|
Post by captainspaulding on Apr 23, 2005 8:47:11 GMT -5
anybody else agree with me on this? i also think tcm2 is the best horror film of the 80's. TEXT
|
|
|
Post by MrSawyer on Apr 24, 2005 10:43:22 GMT -5
I agree, it was funny, and scary. The cook was the best part, Jim Seidow was so funny. I liked the Chop-Top character too, he was crazy and fit right in with the Sawyer family
|
|
|
Post by lordkain on Oct 18, 2005 1:11:22 GMT -5
I agree, it was funny, and scary. The cook was the best part, Jim Seidow was so funny. I liked the Chop-Top character too, he was crazy and fit right in wi the Sawyer family damn right about that I couldn't stop laughing at the line: "Small buisness man always always gets it is the ass" I kept repeating it with me and my friends.
|
|
Chainsaw
Eyeball Pate
The Chainsaw Killers
Posts: 54
|
Post by Chainsaw on Dec 29, 2005 12:02:54 GMT -5
I think TCM2 is equel to TCM1.its realy hard to deside. But the scene where the yuppies get their heads sawed off by Leatherface on the back of the truck with "Nubbins" that was one of the best parts in horror movie history.
|
|
|
Post by roadkill on Sept 23, 2006 7:59:28 GMT -5
I don't think it's the equal of TCM but then it doesn't set out to be the same kind of film so it's probably wrong to compare (although comparisons are inevitable because of the title). I do think it's very underrated (at the time it came out it was almost universally slated) but it's funny how the fans hated it at first and now fans love it (don't know if it's a new generation of fans and their tastes are different or if it's the old fans and they now look at the film with a new perspective).

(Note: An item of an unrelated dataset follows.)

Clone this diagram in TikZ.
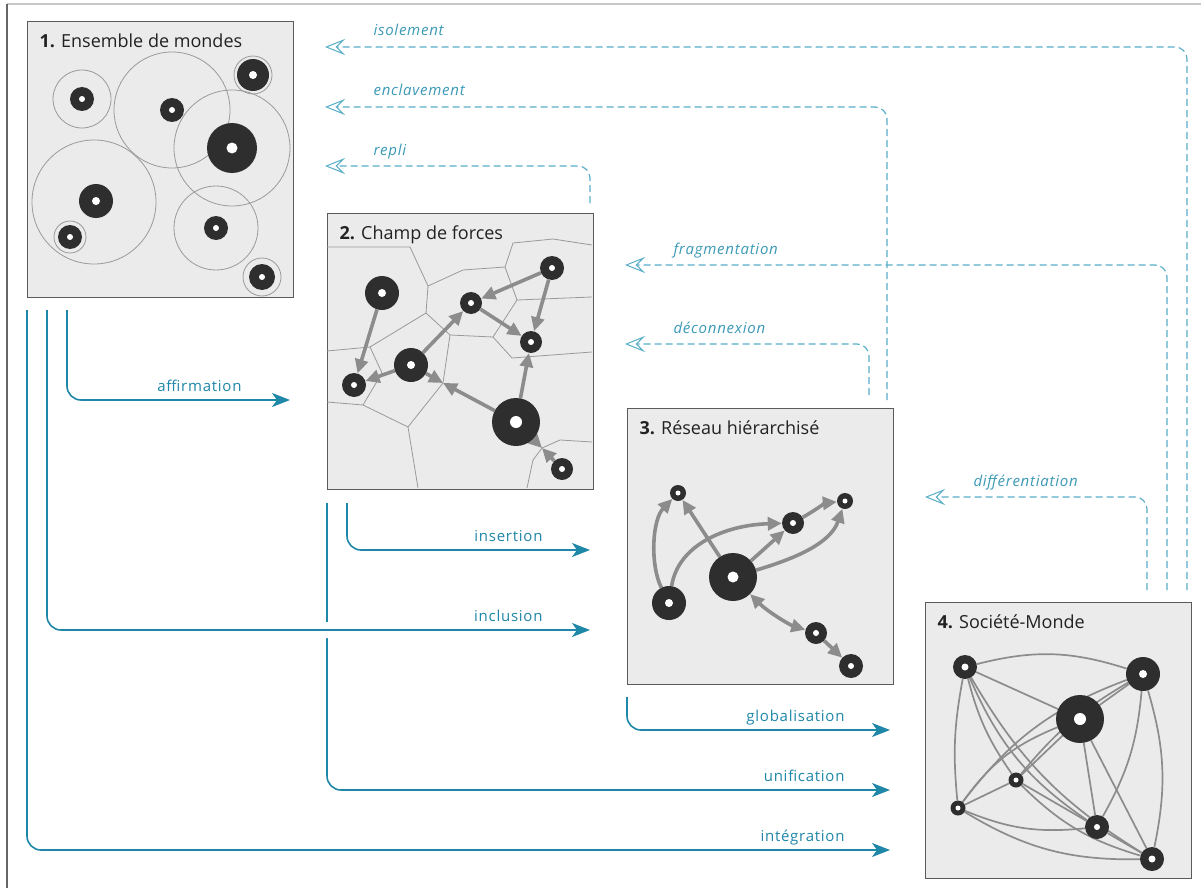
\documentclass[tikz,border=0pt]{standalone}
\usepackage{fontspec}
\setmainfont{Open Sans}
\newfontfamily\labelfont{Open Sans}[LetterSpace=5]
\usetikzlibrary{arrows.meta}
\pgfdeclarelayer{panel}
\pgfdeclarelayer{links}
\pgfsetlayers{panel,links,main}

\definecolor{flowc}{HTML}{1F87A8}
\definecolor{dashc}{HTML}{5AAFC8}
\definecolor{dashtxt}{HTML}{3C9AB6}
\definecolor{boxfill}{HTML}{EBEBEB}
\definecolor{boxline}{HTML}{5A5A5A}
\definecolor{dotc}{HTML}{2E2E2E}
\definecolor{arrc}{HTML}{8C8C8C}
\definecolor{cellc}{HTML}{9A9A9A}
\definecolor{titlec}{HTML}{222222}

\tikzset{
  panel/.style={draw=boxline, line width=1.2pt, fill=boxfill, minimum width=266pt,
    minimum height=276pt, inner sep=0pt, anchor=north west},
  paneltitle/.style={anchor=base west, text=titlec, font=\fontsize{18}{20}\selectfont},
  wd/.style 2 args={circle, inner sep=0pt, fill=dotc, minimum size=#1,
    path picture={\fill[white] (path picture bounding box.center) circle (#2);}},
  ring/.style={draw=cellc, line width=0.8pt},
  cell/.style={draw=cellc, line width=0.8pt},
  garrow/.style={draw=arrc, line width=3.6pt, -{Triangle[length=14pt, width=13pt]}},
  gdouble/.style={draw=arrc, line width=3.6pt, {Triangle[length=14pt, width=13pt]}-{Triangle[length=14pt, width=13pt]}},
  link/.style={draw=arrc, line width=1.7pt},
  flow/.style={draw=flowc, line width=1.6pt, rounded corners=14pt,
    -{Stealth[length=18pt, width=14pt, inset=5pt]}},
  dflow/.style={draw=dashc, line width=1.2pt, dash pattern=on 7pt off 4pt, rounded corners=12pt,
    -{Stealth[open, length=20pt, width=16pt, inset=8pt, line width=1pt]}},
  flab/.style={anchor=base east, text=flowc, font=\labelfont\fontsize{15}{17}\selectfont},
  dlab/.style={anchor=base west, text=dashtxt, font=\labelfont\itshape\fontsize{15}{17}\selectfont},
}

\begin{document}
\begin{tikzpicture}[x=1pt, y=-1pt]
\useasboundingbox (0,0) rectangle (1201,888);

% the four panels, on a white sheet
\begin{pgfonlayer}{panel}
  \fill[white] (0,0) rectangle (1201,888);
  \node[panel] (b1) at (27,21) {};
  \node[panel] (b2) at (327,213) {};
  \node[panel] (b3) at (627,408) {};
  \node[panel] (b4) at (925,602) {};
\end{pgfonlayer}

% outer frame
\draw[black!22, line width=2pt] (7,4) -- (1201,4);
\draw[black!60, line width=1.2pt] (7,4) -- (7,888);

\node[paneltitle] (t1) at ([xshift=9pt, yshift=-27pt]b1.north west) {\textbf{1.} Ensemble de mondes};
\node[paneltitle] (t2) at ([xshift=9pt, yshift=-26pt]b2.north west) {\textbf{2.} Champ de forces};
\node[paneltitle] (t3) at ([xshift=9pt, yshift=-26pt]b3.north west) {\textbf{3.} Réseau hiérarchisé};
\node[paneltitle] (t4) at ([xshift=9pt, yshift=-26pt]b4.north west) {\textbf{4.} Société-Monde};

% ---- panel 1: separate worlds and their reach
\begin{pgfonlayer}{links}
  \draw[ring] (82,99) circle (29pt);
  \draw[ring] (172,110) circle (58pt);
  \draw[ring] (232,148) circle (58pt);
  \draw[ring] (94,202) circle (62pt);
  \draw[ring] (216,228) circle (42pt);
  \draw[ring] (70,237) circle (16pt);
  \draw[ring] (262,277) circle (19pt);
  \draw[ring] (253,75) circle (19pt);
\end{pgfonlayer}
\node[wd={24pt}{3pt}] (w1) at (82,99) {};
\node[wd={24pt}{3pt}] (w2) at (172,110) {};
\node[wd={50pt}{5.5pt}] (w3) at (232,148) {};
\node[wd={34pt}{4pt}] (w4) at (96,201) {};
\node[wd={24pt}{3pt}] (w5) at (70,237) {};
\node[wd={24pt}{3pt}] (w6) at (216,228) {};
\node[wd={26pt}{3pt}] (w7) at (262,277) {};
\node[wd={32pt}{4pt}] (w8) at (253,75) {};

% ---- panel 2: field of forces
\node[wd={34pt}{4pt}] (A) at (382,293) {};
\node[wd={22pt}{3pt}] (B) at (471,303) {};
\node[wd={24pt}{3pt}] (C) at (552,268) {};
\node[wd={22pt}{3pt}] (D) at (531,342) {};
\node[wd={34pt}{4pt}] (E) at (411,365) {};
\node[wd={24pt}{3pt}] (F) at (354,385) {};
\node[wd={48pt}{6pt}] (G) at (516,422) {};
\node[wd={22pt}{3pt}] (H) at (562,469) {};
\coordinate (V1) at (443,383);
\coordinate (V2) at (542,448);
\begin{pgfonlayer}{links}
  \begin{scope}
    \clip (b2.north west) rectangle (b2.south east);
    \draw[cell] (327,247) -- (410,247) -- (428,286) -- (426,313);
    \draw[cell] (428,286) -- (463,270) -- (505,267) -- (513,243) -- (553,239) -- (592,245);
    \draw[cell] (505,267) -- (517,300) -- (592,297);
    \draw[cell] (426,313) -- (450,335) -- (493,337) -- (517,300);
    \draw[cell] (493,337) -- (512,358) -- (592,352);
    \draw[cell] (450,335) -- (443,383) -- (408,427);
    \draw[cell] (327,402) -- (363,405) -- (408,427) -- (418,488);
    \draw[cell] (327,351) -- (370,347) -- (426,313);
    \draw[cell] (370,347) -- (382,373) -- (363,405);
    \draw[cell] (527,488) -- (533,460) -- (542,448) -- (560,440) -- (592,442);
  \end{scope}
  \draw[garrow] (A) -- (F);
  \draw[garrow] (E) -- (F);
  \draw[garrow] (E) -- (B);
  \draw[garrow] (E) -- (V1);
  \draw[garrow] (G) -- (V1);
  \draw[garrow] (C) -- (B);
  \draw[garrow] (C) -- (D);
  \draw[garrow] (B) -- (D);
  \draw[garrow] (G) -- (D);
  \draw[garrow] (G) -- (V2);
  \draw[garrow] (H) -- (V2);
\end{pgfonlayer}

% ---- panel 3: hierarchical network
\node[wd={16pt}{2.5pt}] (P1) at (678,493) {};
\node[wd={16pt}{2.5pt}] (P2) at (845,501) {};
\node[wd={22pt}{3pt}] (P3) at (793,523) {};
\node[wd={48pt}{5.5pt}] (P4) at (733,577) {};
\node[wd={34pt}{4pt}] (P5) at (669,603) {};
\node[wd={22pt}{3pt}] (P6) at (816,633) {};
\node[wd={24pt}{3pt}] (P7) at (851,666) {};
\begin{pgfonlayer}{links}
  \draw[garrow] (P5) .. controls (650,565) and (652,520) .. (P1);
  \draw[garrow] (P4) -- (P1);
  \draw[garrow] (P5) .. controls (678,545) and (725,525) .. (P3);
  \draw[garrow] (P4) -- (P3);
  \draw[garrow] (P3) .. controls (812,512) and (826,503) .. (P2);
  \draw[garrow] (P4) .. controls (790,560) and (830,545) .. (P2);
  \draw[gdouble] (P4) .. controls (768,612) and (790,625) .. (P6);
  \draw[garrow] (P6) -- (P7);
\end{pgfonlayer}

% ---- panel 4: world society
\node[wd={24pt}{3.5pt}] (Q1) at (965,667) {};
\node[wd={34pt}{4pt}] (Q2) at (1143,674) {};
\node[wd={48pt}{6pt}] (Q3) at (1080,719) {};
\node[wd={15pt}{2.5pt}] (Q4) at (1016,780) {};
\node[wd={15pt}{2.5pt}] (Q5) at (958,808) {};
\node[wd={24pt}{3pt}] (Q6) at (1097,827) {};
\node[wd={24pt}{3.5pt}] (Q7) at (1152,859) {};
\begin{pgfonlayer}{links}
  % outer ring
  \draw[link] (Q1) to[bend left=16] (Q2);
  \draw[link] (Q2) to[bend left=14] (Q7);
  \draw[link] (Q7) to[bend left=16] (Q5);
  \draw[link] (Q5) to[bend left=8] (Q1);
  % straight links
  \draw[link] (Q1) -- (Q3);
  \draw[link] (Q2) -- (Q3);
  \draw[link] (Q3) -- (Q4);
  \draw[link] (Q3) -- (Q6);
  \draw[link] (Q3) -- (Q7);
  \draw[link] (Q4) -- (Q5);
  \draw[link] (Q4) -- (Q6);
  \draw[link] (Q6) -- (Q7);
  % curved cross links
  \draw[link] (Q1) to[bend right=10] (Q4);
  \draw[link] (Q1) to[bend right=16] (Q6);
  \draw[link] (Q1) to[bend right=14] (Q7);
  \draw[link] (Q5) to[bend left=16] (Q2);
  \draw[link] (Q5) to[bend left=16] (Q3);
  \draw[link] (Q4) to[bend left=10] (Q2);
  \draw[link] (Q2) to[bend left=12] (Q6);
  \draw[link] (Q4) to[bend right=14] (Q7);
  \draw[link] (Q6) to[bend left=14] (Q5);
\end{pgfonlayer}

% ---- integrating flows
\coordinate (affS) at (67,310);  \coordinate (affE) at (290,400);
\coordinate (incS) at (47,310);  \coordinate (incE) at (590,630);
\coordinate (intS) at (27,310);  \coordinate (intE) at (890,850);
\coordinate (insS) at (347,503); \coordinate (insE) at (590,550);
\coordinate (uniS) at (327,503); \coordinate (uniE) at (890,790);
\coordinate (gloS) at (627,697); \coordinate (gloE) at (890,730);

\draw[flow] (affS) |- (affE);
\draw[flow] (intS) |- (intE);
\draw[flow] (insS) |- (insE);
\draw[flow] (uniS) |- (uniE);
\draw[flow, preaction={draw=white, line width=16pt, -}] (incS) |- (incE);
\draw[flow] (gloS) |- (gloE);

\node[flab] (laff) at ([xshift=-45pt, yshift=9pt]affE) {affirmation};
\node[flab] (linc) at ([xshift=-44pt, yshift=9pt]incE) {inclusion};
\node[flab] (lint) at ([xshift=-42pt, yshift=9pt]intE) {intégration};
\node[flab] (lins) at ([xshift=-44pt, yshift=9pt]insE) {insertion};
\node[flab] (luni) at ([xshift=-42pt, yshift=9pt]uniE) {unification};
\node[flab] (lglo) at ([xshift=-42pt, yshift=9pt]gloE) {globalisation};

% ---- disintegrating flows
\coordinate (isoS) at (1187,590); \coordinate (isoE) at (325,47);
\coordinate (encS) at (887,400);  \coordinate (encE) at (325,107);
\coordinate (repS) at (590,203);  \coordinate (repE) at (325,166);
\coordinate (fraS) at (1167,590); \coordinate (fraE) at (625,265);
\coordinate (decS) at (869,395);  \coordinate (decE) at (625,344);
\coordinate (difS) at (1147,590); \coordinate (difE) at (925,497);

\draw[dflow] (isoS) |- (isoE);
\draw[dflow] (encS) |- (encE);
\draw[dflow] (repS) |- (repE);
\draw[dflow] (fraS) |- (fraE);
\draw[dflow] (decS) |- (decE);
\draw[dflow] (difS) |- (difE);

\node[dlab] (liso) at ([xshift=45pt, yshift=11pt]isoE) {isolement};
\node[dlab] (lenc) at ([xshift=45pt, yshift=11pt]encE) {enclavement};
\node[dlab] (lrep) at ([xshift=45pt, yshift=11pt]repE) {repli};
\node[dlab] (lfra) at ([xshift=45pt, yshift=11pt]fraE) {fragmentation};
\node[dlab] (ldec) at ([xshift=45pt, yshift=11pt]decE) {déconnexion};
\node[dlab] (ldif) at ([xshift=45pt, yshift=11pt]difE) {différentiation};
\end{tikzpicture}
\end{document}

It's certainly the best of the sequels and has some genuinely creepy moments as well as some scary stuff (Leatherface busting onto the scene at the radio station) and some good laugh-out-loud moments. It's really the first film all over again but with the gore level amped up and the comedy much more explicit. In the areas where Hooer tried to make a different film from the original (mainly with the satire on consumerism and yuppies) you can see where Canon tried to reign in his vision and it's there that the film doesn't succeed so well.
What I've never understood is why Hardesty needed to be renamed Hardesty Enright. Why didn't they just call the character Lefty Hardesty?
|
|
|
Post by roadkill on Sept 23, 2006 8:00:08 GMT -5
As for "best horror film of the eighties" that award goes to Hellraiser.